From the very first line of the data to the line containing "minimum width=179pt, minimum", retype everything exactly, leaving the pictures behind.

--- START OF Raw data ---

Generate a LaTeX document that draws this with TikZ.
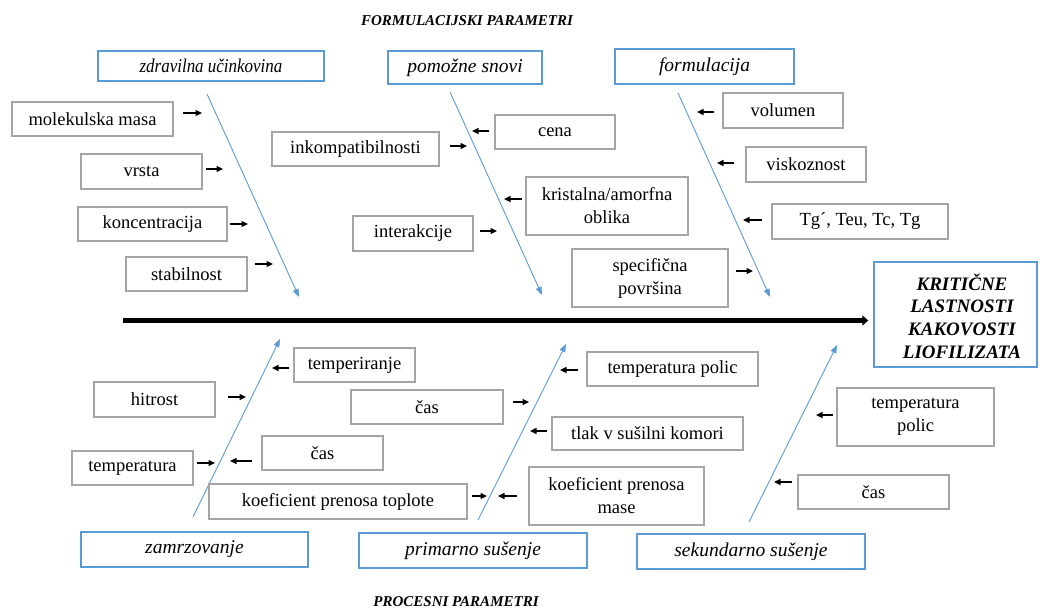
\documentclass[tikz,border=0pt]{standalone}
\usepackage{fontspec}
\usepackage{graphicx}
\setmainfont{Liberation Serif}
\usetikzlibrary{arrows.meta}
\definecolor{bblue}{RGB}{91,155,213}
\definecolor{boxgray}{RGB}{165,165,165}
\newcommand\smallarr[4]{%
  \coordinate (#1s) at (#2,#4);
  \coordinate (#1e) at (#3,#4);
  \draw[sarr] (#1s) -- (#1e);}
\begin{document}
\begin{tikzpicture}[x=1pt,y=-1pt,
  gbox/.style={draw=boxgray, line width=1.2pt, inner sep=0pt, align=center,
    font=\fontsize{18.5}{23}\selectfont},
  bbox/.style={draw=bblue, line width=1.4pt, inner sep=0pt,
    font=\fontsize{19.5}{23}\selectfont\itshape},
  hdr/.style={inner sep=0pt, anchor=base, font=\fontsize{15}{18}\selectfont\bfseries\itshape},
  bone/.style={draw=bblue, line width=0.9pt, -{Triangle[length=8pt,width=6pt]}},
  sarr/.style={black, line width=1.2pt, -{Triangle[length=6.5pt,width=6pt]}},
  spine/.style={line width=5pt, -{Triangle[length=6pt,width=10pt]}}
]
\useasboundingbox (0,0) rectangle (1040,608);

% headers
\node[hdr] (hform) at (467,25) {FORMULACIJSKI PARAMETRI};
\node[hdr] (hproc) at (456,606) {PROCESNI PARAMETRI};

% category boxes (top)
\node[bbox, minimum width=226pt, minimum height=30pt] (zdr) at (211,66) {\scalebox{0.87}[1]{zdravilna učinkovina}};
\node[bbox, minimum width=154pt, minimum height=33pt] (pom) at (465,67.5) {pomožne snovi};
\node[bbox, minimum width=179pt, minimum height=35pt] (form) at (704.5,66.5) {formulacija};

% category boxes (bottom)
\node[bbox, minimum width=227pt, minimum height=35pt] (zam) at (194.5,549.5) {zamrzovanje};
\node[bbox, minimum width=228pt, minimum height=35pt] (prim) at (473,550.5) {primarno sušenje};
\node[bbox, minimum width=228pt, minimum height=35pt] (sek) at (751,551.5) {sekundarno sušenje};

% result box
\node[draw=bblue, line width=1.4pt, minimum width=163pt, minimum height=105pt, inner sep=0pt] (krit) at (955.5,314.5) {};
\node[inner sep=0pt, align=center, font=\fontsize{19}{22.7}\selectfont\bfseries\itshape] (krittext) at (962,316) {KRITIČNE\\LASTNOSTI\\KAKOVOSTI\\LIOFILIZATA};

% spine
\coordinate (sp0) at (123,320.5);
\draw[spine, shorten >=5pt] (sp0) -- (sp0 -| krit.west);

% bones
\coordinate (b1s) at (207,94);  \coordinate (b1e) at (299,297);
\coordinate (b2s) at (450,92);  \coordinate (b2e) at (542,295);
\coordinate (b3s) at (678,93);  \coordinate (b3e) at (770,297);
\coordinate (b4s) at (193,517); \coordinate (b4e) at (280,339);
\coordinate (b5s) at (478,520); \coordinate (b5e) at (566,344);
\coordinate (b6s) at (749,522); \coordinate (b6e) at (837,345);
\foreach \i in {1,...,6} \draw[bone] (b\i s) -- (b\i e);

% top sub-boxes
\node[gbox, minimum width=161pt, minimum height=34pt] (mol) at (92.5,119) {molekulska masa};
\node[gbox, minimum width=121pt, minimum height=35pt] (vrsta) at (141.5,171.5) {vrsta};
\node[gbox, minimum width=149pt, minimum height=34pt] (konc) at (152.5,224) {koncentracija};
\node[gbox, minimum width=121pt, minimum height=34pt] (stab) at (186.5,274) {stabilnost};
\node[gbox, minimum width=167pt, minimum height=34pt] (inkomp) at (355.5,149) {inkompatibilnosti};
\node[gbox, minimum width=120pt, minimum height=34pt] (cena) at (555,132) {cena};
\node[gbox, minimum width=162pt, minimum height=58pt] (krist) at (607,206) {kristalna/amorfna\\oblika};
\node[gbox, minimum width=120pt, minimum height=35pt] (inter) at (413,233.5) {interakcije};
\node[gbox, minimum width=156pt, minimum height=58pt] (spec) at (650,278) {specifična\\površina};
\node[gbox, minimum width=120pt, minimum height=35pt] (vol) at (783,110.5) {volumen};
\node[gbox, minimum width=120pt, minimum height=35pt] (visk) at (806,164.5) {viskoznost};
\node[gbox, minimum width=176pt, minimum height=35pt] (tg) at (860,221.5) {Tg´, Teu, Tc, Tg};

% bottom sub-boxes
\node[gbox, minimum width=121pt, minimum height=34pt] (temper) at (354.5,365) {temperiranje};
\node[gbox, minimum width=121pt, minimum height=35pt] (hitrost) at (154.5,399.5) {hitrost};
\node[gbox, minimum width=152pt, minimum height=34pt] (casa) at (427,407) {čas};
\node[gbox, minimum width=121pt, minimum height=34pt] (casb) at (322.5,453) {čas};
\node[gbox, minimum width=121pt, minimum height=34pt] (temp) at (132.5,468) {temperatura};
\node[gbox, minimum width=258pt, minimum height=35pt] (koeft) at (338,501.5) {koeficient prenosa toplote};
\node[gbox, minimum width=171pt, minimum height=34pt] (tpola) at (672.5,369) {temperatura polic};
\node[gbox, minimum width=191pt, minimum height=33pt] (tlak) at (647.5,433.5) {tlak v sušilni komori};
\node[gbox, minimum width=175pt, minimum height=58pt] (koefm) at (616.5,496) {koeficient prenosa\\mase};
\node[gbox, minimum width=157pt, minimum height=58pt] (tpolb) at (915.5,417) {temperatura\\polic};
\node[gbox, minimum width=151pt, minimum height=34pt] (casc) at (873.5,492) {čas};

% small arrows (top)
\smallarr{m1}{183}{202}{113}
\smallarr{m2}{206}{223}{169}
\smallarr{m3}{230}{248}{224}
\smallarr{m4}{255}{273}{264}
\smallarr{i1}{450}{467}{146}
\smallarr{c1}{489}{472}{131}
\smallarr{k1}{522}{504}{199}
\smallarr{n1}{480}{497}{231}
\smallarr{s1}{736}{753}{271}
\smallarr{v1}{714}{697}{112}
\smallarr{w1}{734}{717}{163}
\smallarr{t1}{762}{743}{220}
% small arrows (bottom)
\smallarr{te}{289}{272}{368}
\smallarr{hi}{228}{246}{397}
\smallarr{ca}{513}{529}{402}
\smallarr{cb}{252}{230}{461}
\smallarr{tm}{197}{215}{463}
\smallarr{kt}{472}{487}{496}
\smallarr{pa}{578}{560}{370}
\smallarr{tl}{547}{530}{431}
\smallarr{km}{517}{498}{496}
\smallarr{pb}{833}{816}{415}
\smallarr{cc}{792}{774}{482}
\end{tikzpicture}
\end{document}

--- END OF Raw data ---

Output of the task:
Generate a LaTeX document that draws this with TikZ.
\documentclass[tikz,border=0pt]{standalone}
\usepackage{fontspec}
\usepackage{graphicx}
\setmainfont{Liberation Serif}
\usetikzlibrary{arrows.meta}
\definecolor{bblue}{RGB}{91,155,213}
\definecolor{boxgray}{RGB}{165,165,165}
\newcommand\smallarr[4]{%
  \coordinate (#1s) at (#2,#4);
  \coordinate (#1e) at (#3,#4);
  \draw[sarr] (#1s) -- (#1e);}
\begin{document}
\begin{tikzpicture}[x=1pt,y=-1pt,
  gbox/.style={draw=boxgray, line width=1.2pt, inner sep=0pt, align=center,
    font=\fontsize{18.5}{23}\selectfont},
  bbox/.style={draw=bblue, line width=1.4pt, inner sep=0pt,
    font=\fontsize{19.5}{23}\selectfont\itshape},
  hdr/.style={inner sep=0pt, anchor=base, font=\fontsize{15}{18}\selectfont\bfseries\itshape},
  bone/.style={draw=bblue, line width=0.9pt, -{Triangle[length=8pt,width=6pt]}},
  sarr/.style={black, line width=1.2pt, -{Triangle[length=6.5pt,width=6pt]}},
  spine/.style={line width=5pt, -{Triangle[length=6pt,width=10pt]}}
]
\useasboundingbox (0,0) rectangle (1040,608);

% headers
\node[hdr] (hform) at (467,25) {FORMULACIJSKI PARAMETRI};
\node[hdr] (hproc) at (456,606) {PROCESNI PARAMETRI};

% category boxes (top)
\node[bbox, minimum width=226pt, minimum height=30pt] (zdr) at (211,66) {\scalebox{0.87}[1]{zdravilna učinkovina}};
\node[bbox, minimum width=154pt, minimum height=33pt] (pom) at (465,67.5) {pomožne snovi};
\node[bbox, minimum width=179pt, minimum height=35pt] (form) at (704.5,66.5) {formulacija};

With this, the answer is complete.